Listen to Prince’s self-titled second album here.
“His original ideas broke through”
He could have taken more time over it but, indicative of the speed with which he would become known for working, Prince entirely recorded and mixed his self-titled second album from late April to mid-June at Alpha Studios in Burbank, Los Angeles. The finished work, too, was a breeze, clocking in at a mere 41 minutes but deploying more than enough hooks to ensure it stayed in the mind for far longer. Speaking to this author for the book Lives Of The Musicians: Prince, Susan Rogers, Prince’s studio engineer from 1983 to 1987, observed: “That first record was craft-heavy… His original ideas broke through on the next record. You can hear on the Prince album: this kid can write.”

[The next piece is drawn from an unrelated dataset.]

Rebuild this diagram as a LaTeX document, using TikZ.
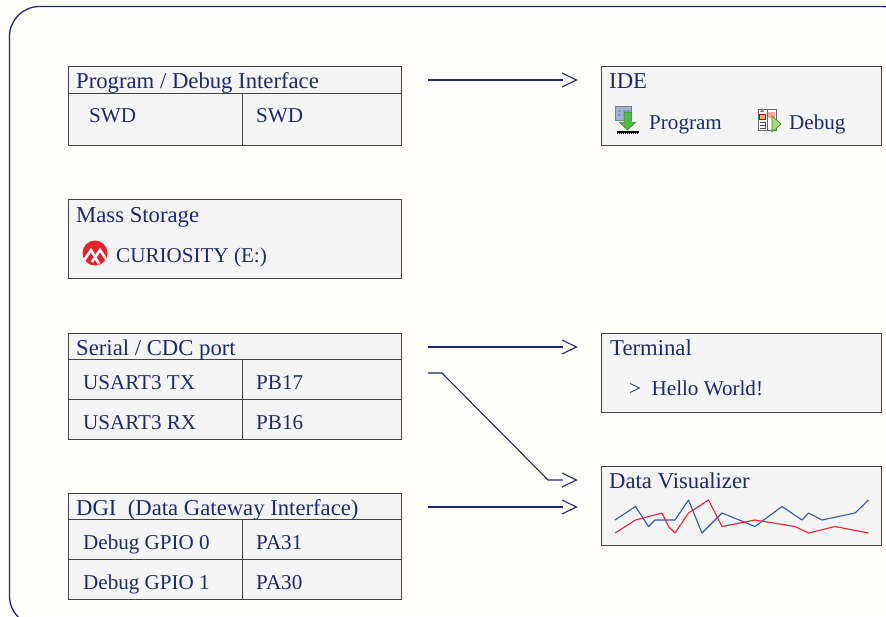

Proving just that, the album’s opening track and lead single, I Wanna Be Your Lover, took him one place shy of the Billboard Hot 100’s Top 10 while going all the way to No.1 on the Hot Soul Singles chart. Setting his self-titled album’s stall out from the off, the song introduces Prince as a downcast suitor pleading to be noticed while also slipping in a nod to the kind of attention he’s offering in return: “I wanna turn you on, turn you out/All night long, make you shout.”